In 1971, the University of Hawaiʻi Press combined operations with the East-West Center Press and renamed itself the University Press of Hawaiʻi, thus adding greater coverage of Asia to its previous strength in Hawaiʻi and the Pacific. In 1981, the East-West Center withdrew its subsidy, and the name reverted to University of Hawaiʻi Press, but the focus on Asia continued to grow, so that at least half its titles now focus on Asia, with the other half devoted to Hawaiʻi (30%) and the Pacific (20%).

UH Press output included journals from the very beginning. Most of the Press's inaugural budget appropriation was allocated to the journal Pacific Science, whose first issue appeared in 1947. However, Pacific Science did not bear the UH Press imprint until 1953, two years after Philosophy East and West made its debut from UH Press (Kamins & Potter 1998:234-240).

The number of journals gradually expanded over the next few decades, with the acquisition of Oceanic Linguistics (in vol. V) in 1966 and Asian Perspectives (in vol. XII) in 1969, and the founding of Korean Studies in 1977, Biography in 1978, Buddhist-Christian Studies in 1981, and Asian Theatre Journal in 1984, all initiated at the University of Hawaiʻi. Flush State budgets in the late 1980s and early 1990s permitted several further initiatives by other campus departments. The literary journal Mānoa and the "island affairs" journal The Contemporary Pacific made their debut in 1989, followed by the Journal of World History in 1990, and then China Review International in 1994, just before severe budget cutbacks eliminated all university subsidies to the Journals Department.
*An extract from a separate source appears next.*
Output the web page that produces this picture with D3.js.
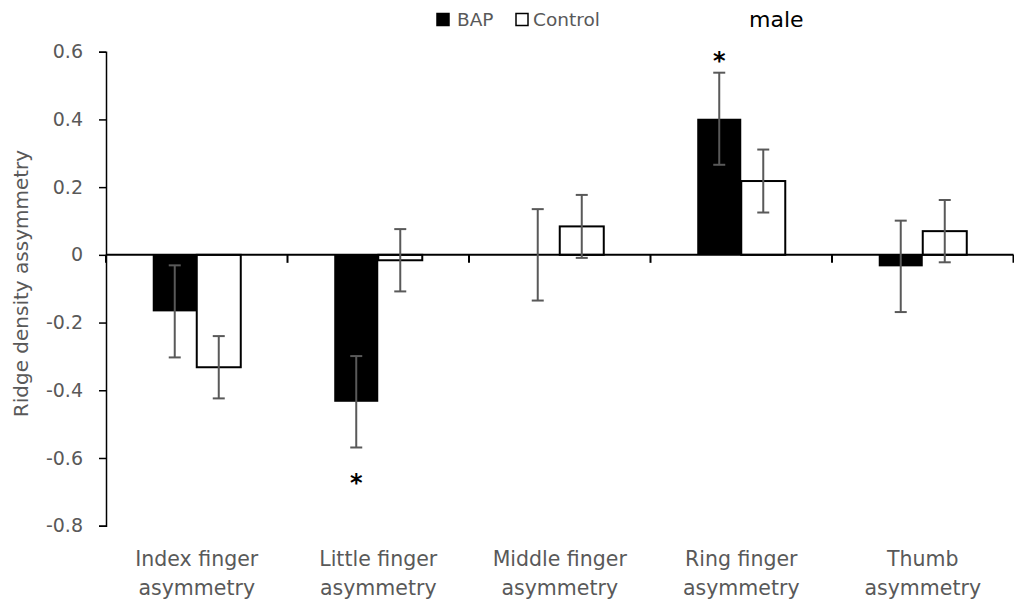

Journals production struggled along, with some editorial offices assuming more of the burden, until Press subsidies were partially restored in 1998 and the department was restaffed. All 12 journals made their debut in the Project MUSE database of journals in the humanities and social sciences in 2000-2001, but Pacific Science switched to the BioOne collection of natural science journals in 2008. The Yearbook of the Association of Pacific Coast Geographers began publishing with UH Press in 2000 (in vol. 62) and made its debut in Project MUSE in 2004. The Asia Society's Archives of Asian Art began publishing with UH Press in 2007 (in vol. 57).